- [Instructions for the task]: Return the material word for word. Do not include the pictures.
──────
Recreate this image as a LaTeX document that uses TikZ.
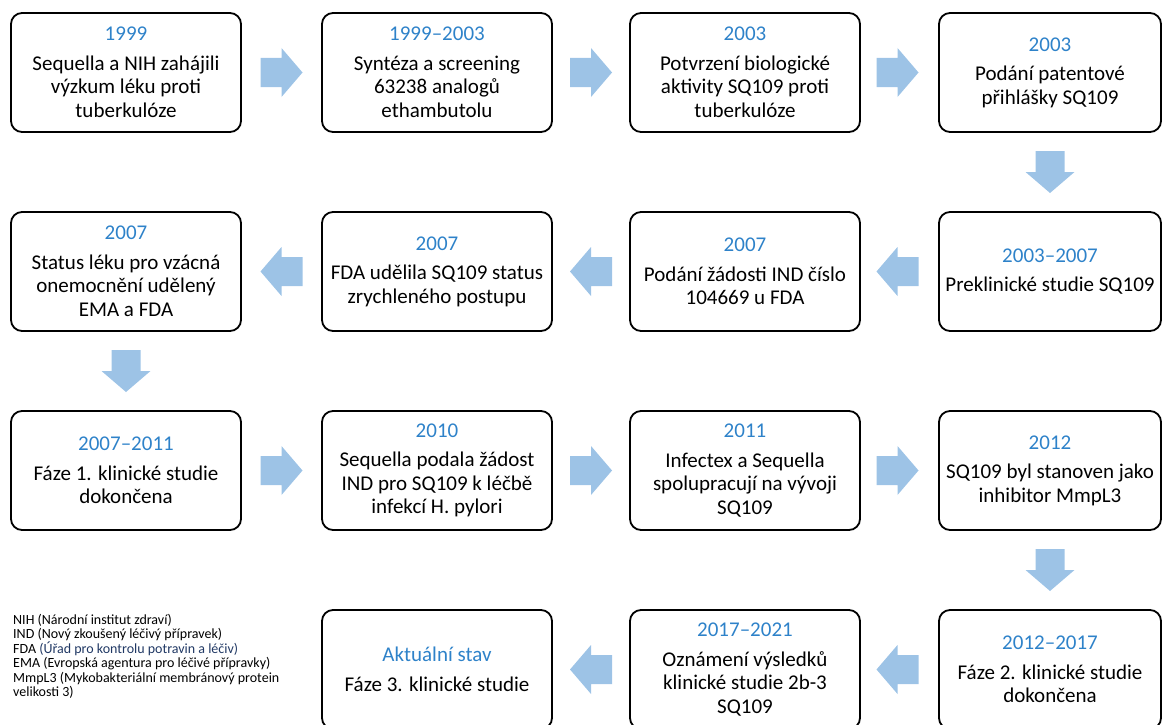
\documentclass[tikz,border=0pt]{standalone}
\usepackage{fontspec}
\setmainfont{Carlito}
\usetikzlibrary{calc}
\definecolor{yearblue}{HTML}{2E82C9}
\definecolor{arrowblue}{HTML}{9DC3E6}
\definecolor{linkblue}{HTML}{203864}
\tikzset{
	box/.style={draw, line width=1.8pt, rounded corners=11pt, minimum width=230pt, minimum height=119pt, align=center, inner sep=2pt, font=\fontsize{21}{23.5}\selectfont},
	narrow/.style={minimum width=222pt},
	legend/.style={align=left, inner sep=0pt, font=\fontsize{14}{14.4}\selectfont},
	blkarrow/.pic={\fill[arrowblue] (-21,-14.5)--(0,-14.5)--(0,-24.5)--(21,0)--(0,24.5)--(0,14.5)--(-21,14.5)--cycle;}
}
\newcommand\yr[1]{\textcolor{yearblue}{#1}\\[6pt]}
\begin{document}
\begin{tikzpicture}[x=1pt, y=-1pt, line join=round]
	\path[use as bounding box, clip] (0,0) rectangle (1162,725);
	\def\ca{126} \def\cb{437} \def\cc{745} \def\cd{1050}
	\def\ra{72.5} \def\rb{271.5} \def\rc{470.5} \def\rd{669.5}
	\node[box] (a1) at (\ca,\ra) {\yr{1999}Sequella a NIH zahájili\\výzkum léku proti\\tuberkulóze};
	\node[box] (a2) at (\cb,\ra) {\yr{1999–2003}Syntéza a screening\\63238 analogů\\ethambutolu};
	\node[box] (a3) at (\cc,\ra) {\yr{2003}Potvrzení biologické\\aktivity SQ109 proti\\tuberkulóze};
	\node[box, narrow] (a4) at (\cd,\ra) {\yr{2003}Podání patentové\\přihlášky SQ109};
	\node[box, narrow] (b4) at (\cd,\rb) {\yr{2003–2007}Preklinické studie SQ109};
	\node[box] (b3) at (\cc,\rb) {\yr{2007}Podání žádosti IND číslo\\104669 u FDA};
	\node[box] (b2) at (\cb,\rb) {\yr{2007}FDA udělila SQ109 status\\zrychleného postupu};
	\node[box] (b1) at (\ca,\rb) {\yr{2007}Status léku pro vzácná\\onemocnění udělený\\EMA a FDA};
	\node[box] (c1) at (\ca,\rc) {\yr{2007–2011}Fáze 1. klinické studie\\dokončena};
	\node[box] (c2) at (\cb,\rc) {\yr{2010}Sequella podala žádost\\IND pro SQ109 k léčbě\\infekcí H. pylori};
	\node[box] (c3) at (\cc,\rc) {\yr{2011}Infectex a Sequella\\spolupracují na vývoji\\SQ109};
	\node[box, narrow] (c4) at (\cd,\rc) {\yr{2012}SQ109 byl stanoven jako\\inhibitor MmpL3};
	\node[box, narrow] (d4) at (\cd,\rd) {\yr{2012–2017}Fáze 2. klinické studie\\dokončena};
	\node[box] (d3) at (\cc,\rd) {\yr{2017–2021}Oznámení výsledků\\klinické studie 2b-3\\SQ109};
	\node[box] (d2) at (\cb,\rd) {\yr{Aktuální stav}Fáze 3. klinické studie};
	\foreach \p/\q/\r in {a1/a2/0, a2/a3/0, a3/a4/0, a4/b4/-90, b4/b3/180, b3/b2/180, b2/b1/180, b1/c1/-90, c1/c2/0, c2/c3/0, c3/c4/0, c4/d4/-90, d4/d3/180, d3/d2/180}
		\pic[rotate=\r] at ($(\p)!.5!(\q)$) {blkarrow};
	\node[legend, anchor=north west] (abbr) at (13,614) {NIH (Národní institut zdraví)\\IND (Nový zkoušený léčivý přípravek)\\FDA \textcolor{linkblue}{(Úřad pro kontrolu potravin a léčiv)}\\EMA (Evropská agentura pro léčivé přípravky)\\MmpL3 (Mykobakteriální membránový protein\\velikosti 3)};
\end{tikzpicture}
\end{document}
──────
- [Full output]:
Recreate this image as a LaTeX document that uses TikZ.
\documentclass[tikz,border=0pt]{standalone}
\usepackage{fontspec}
\setmainfont{Carlito}
\usetikzlibrary{calc}
\definecolor{yearblue}{HTML}{2E82C9}
\definecolor{arrowblue}{HTML}{9DC3E6}
\definecolor{linkblue}{HTML}{203864}
\tikzset{
	box/.style={draw, line width=1.8pt, rounded corners=11pt, minimum width=230pt, minimum height=119pt, align=center, inner sep=2pt, font=\fontsize{21}{23.5}\selectfont},
	narrow/.style={minimum width=222pt},
	legend/.style={align=left, inner sep=0pt, font=\fontsize{14}{14.4}\selectfont},
	blkarrow/.pic={\fill[arrowblue] (-21,-14.5)--(0,-14.5)--(0,-24.5)--(21,0)--(0,24.5)--(0,14.5)--(-21,14.5)--cycle;}
}
\newcommand\yr[1]{\textcolor{yearblue}{#1}\\[6pt]}
\begin{document}
\begin{tikzpicture}[x=1pt, y=-1pt, line join=round]
	\path[use as bounding box, clip] (0,0) rectangle (1162,725);
	\def\ca{126} \def\cb{437} \def\cc{745} \def\cd{1050}
	\def\ra{72.5} \def\rb{271.5} \def\rc{470.5} \def\rd{669.5}
	\node[box] (a1) at (\ca,\ra) {\yr{1999}Sequella a NIH zahájili\\výzkum léku proti\\tuberkulóze};
	\node[box] (a2) at (\cb,\ra) {\yr{1999–2003}Syntéza a screening\\63238 analogů\\ethambutolu};
	\node[box] (a3) at (\cc,\ra) {\yr{2003}Potvrzení biologické\\aktivity SQ109 proti\\tuberkulóze};
	\node[box, narrow] (a4) at (\cd,\ra) {\yr{2003}Podání patentové\\přihlášky SQ109};
	\node[box, narrow] (b4) at (\cd,\rb) {\yr{2003–2007}Preklinické studie SQ109};
	\node[box] (b3) at (\cc,\rb) {\yr{2007}Podání žádosti IND číslo\\104669 u FDA};
	\node[box] (b2) at (\cb,\rb) {\yr{2007}FDA udělila SQ109 status\\zrychleného postupu};
	\node[box] (b1) at (\ca,\rb) {\yr{2007}Status léku pro vzácná\\onemocnění udělený\\EMA a FDA};
	\node[box] (c1) at (\ca,\rc) {\yr{2007–2011}Fáze 1. klinické studie\\dokončena};
	\node[box] (c2) at (\cb,\rc) {\yr{2010}Sequella podala žádost\\IND pro SQ109 k léčbě\\infekcí H. pylori};
	\node[box] (c3) at (\cc,\rc) {\yr{2011}Infectex a Sequella\\spolupracují na vývoji\\SQ109};
	\node[box, narrow] (c4) at (\cd,\rc) {\yr{2012}SQ109 byl stanoven jako\\inhibitor MmpL3};
	\node[box, narrow] (d4) at (\cd,\rd) {\yr{2012–2017}Fáze 2. klinické studie\\dokončena};
	\node[box] (d3) at (\cc,\rd) {\yr{2017–2021}Oznámení výsledků\\klinické studie 2b-3\\SQ109};
	\node[box] (d2) at (\cb,\rd) {\yr{Aktuální stav}Fáze 3. klinické studie};
	\foreach \p/\q/\r in {a1/a2/0, a2/a3/0, a3/a4/0, a4/b4/-90, b4/b3/180, b3/b2/180, b2/b1/180, b1/c1/-90, c1/c2/0, c2/c3/0, c3/c4/0, c4/d4/-90, d4/d3/180, d3/d2/180}
		\pic[rotate=\r] at ($(\p)!.5!(\q)$) {blkarrow};
	\node[legend, anchor=north west] (abbr) at (13,614) {NIH (Národní institut zdraví)\\IND (Nový zkoušený léčivý přípravek)\\FDA \textcolor{linkblue}{(Úřad pro kontrolu potravin a léčiv)}\\EMA (Evropská agentura pro léčivé přípravky)\\MmpL3 (Mykobakteriální membránový protein\\velikosti 3)};
\end{tikzpicture}
\end{document}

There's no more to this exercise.